Lake Kununurra is a freshwater man-made reservoir in the Ord River valley. The lake was formed in 1963 by the construction of the Ord Diversion Dam in Kununurra, northern Western Australia, which was built to supply water to the Ord River Irrigation Area. Prior to the diversion dam construction a natural permanent waterhole (or lake) held back by the Bandicoot Bar was known as "Carlton Reach", which was reputed to be the largest waterhole in the Kimberley.

==Description==
The lake stretches for 55 km upstream from the Diversion Dam at towards the larger Lake Argyle dam at . At the town of Kununurra the lake is connected to Lily Creek Lagoon. It contains freshwater crocodiles and 21 fish species, and is widely used for recreational fishing and boating by the residents of Kununurra and tourists. Because of the stable water levels in Lake Kununurra and its associated wetlands, it has well-developed fringing vegetation of grassland, rushes and woodland. The wetland system of the two lakes and the lagoon forms the Lakes Argyle and Kununurra Ramsar Site.
In 2014 a saltwater crocodile estimated to be 3 m long was spotted in the lake after bypassing dam walls.
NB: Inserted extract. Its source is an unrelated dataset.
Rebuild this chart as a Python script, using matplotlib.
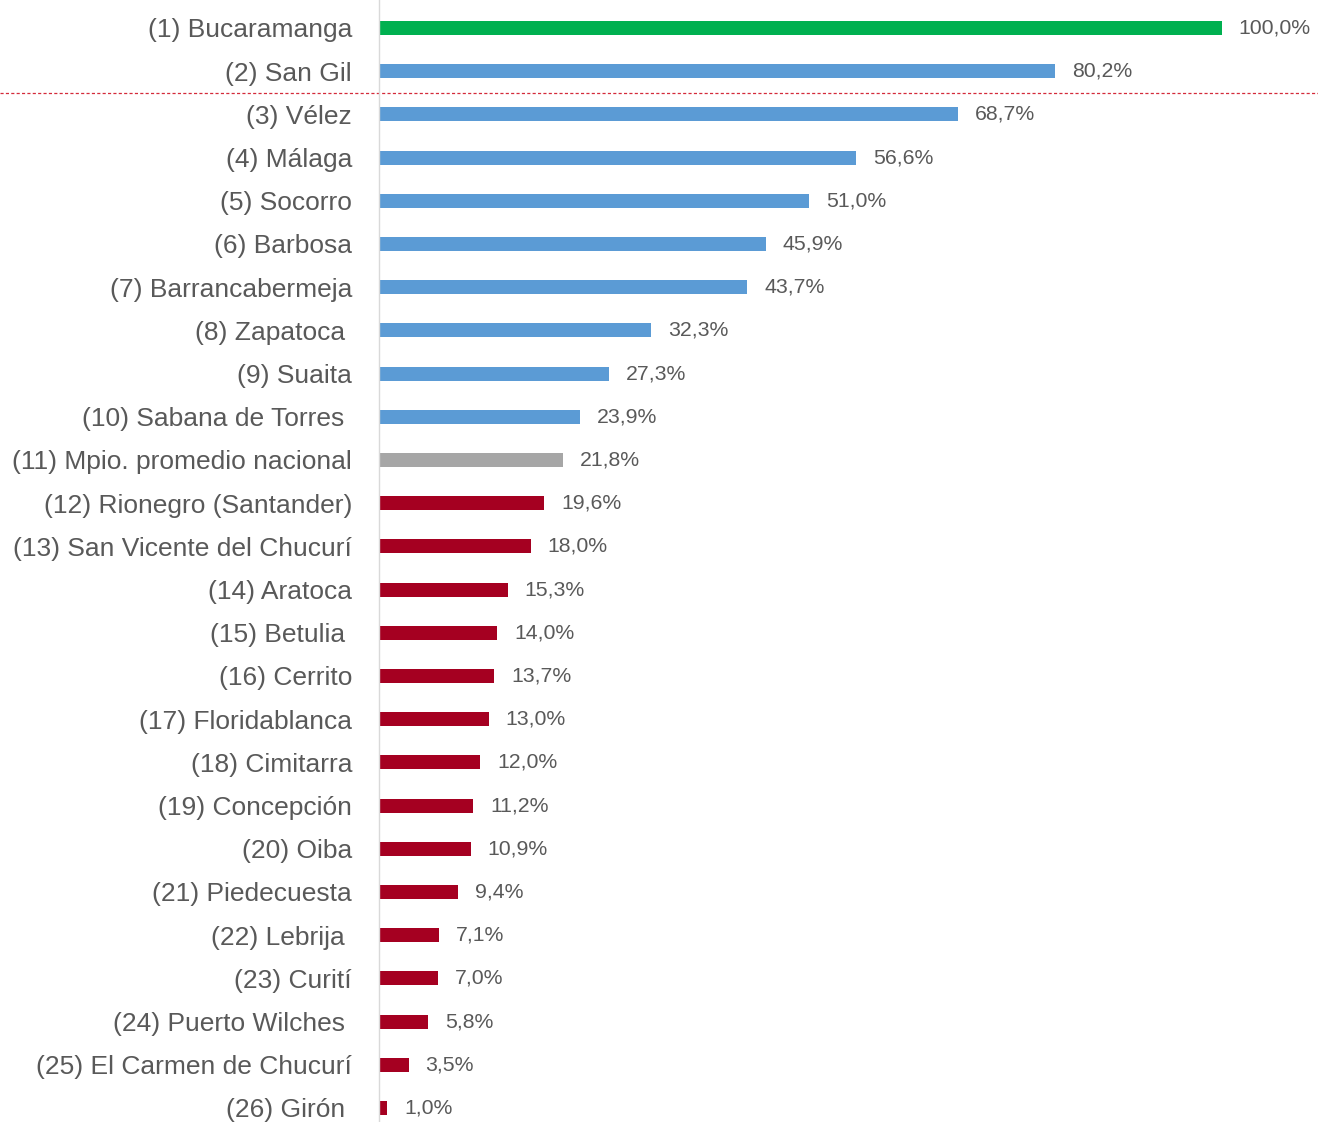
import numpy as np
import matplotlib.pyplot as plt

labels = ["(1) Bucaramanga", "(2) San Gil", "(3) Vélez", "(4) Málaga", "(5) Socorro",
          "(6) Barbosa", "(7) Barrancabermeja", "(8) Zapatoca ", "(9) Suaita",
          "(10) Sabana de Torres ", "(11) Mpio. promedio nacional", "(12) Rionegro (Santander)",
          "(13) San Vicente del Chucurí", "(14) Aratoca", "(15) Betulia ", "(16) Cerrito",
          "(17) Floridablanca", "(18) Cimitarra", "(19) Concepción", "(20) Oiba",
          "(21) Piedecuesta", "(22) Lebrija ", "(23) Curití", "(24) Puerto Wilches ",
          "(25) El Carmen de Chucurí", "(26) Girón "]
values = [100.0, 80.2, 68.7, 56.6, 51.0, 45.9, 43.7, 32.3, 27.3, 23.9, 21.8, 19.6, 18.0,
          15.3, 14.0, 13.7, 13.0, 12.0, 11.2, 10.9, 9.4, 7.1, 7.0, 5.8, 3.5, 1.0]
groups = ["top"] + ["above"] * 9 + ["avg"] + ["below"] * 15

group_colors = {"top": "#00B050", "above": "#5B9BD5", "avg": "#A6A6A6", "below": "#A50021"}
colors = [group_colors[g] for g in groups]

fig = plt.figure(figsize=(13.18, 11.22), dpi=100)
ax = fig.add_axes([379 / 1318, 0, 1 - 379 / 1318, 1])

y = np.arange(len(values))
ax.barh(y, values, height=0.32, color=colors)

for yi, v in zip(y, values):
    ax.text(v + 2.0, yi, f"{v:.1f}%".replace(".", ","), va="center", ha="left",
            fontsize=15.3, color="#595959", family="Liberation Sans")

ax.set_xlim(0, (1318 - 379) / 8.43)
ax.set_ylim(25 + 14 / 43.2, -28 / 43.2)
ax.set_yticks(y)
ax.set_yticklabels(labels, fontsize=19, color="#595959", family="Liberation Sans")
ax.tick_params(axis="y", length=0, pad=19.4)
ax.set_xticks([])

for s in ["top", "right", "bottom"]:
    ax.spines[s].set_visible(False)
ax.spines["left"].set_color("#D9D9D9")
ax.spines["left"].set_linewidth(1)

# separator line between the top two and the rest
ax.plot([-379 / 939, 1], [1.5, 1.5], transform=ax.get_yaxis_transform(),
        color="#D42A3A", linestyle=(0, (2.5, 1.8)), linewidth=0.9, clip_on=False)

fig.savefig("out.png", dpi=100)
Local rangers lay baits in hopes of catching the creature.

==Birds==
The lake forms part of the Ord Irrigation Area Important Bird Area (IBA), so identified by BirdLife International because of its importance for wild birds, especially estrildid finches.

== Engineering heritage award ==
The diversion dam was declared a Historic Landmark of Agricultural Engineering and awarded an Engineering Heritage Marker by Engineers Australia as part of its Engineering Heritage Recognition Program.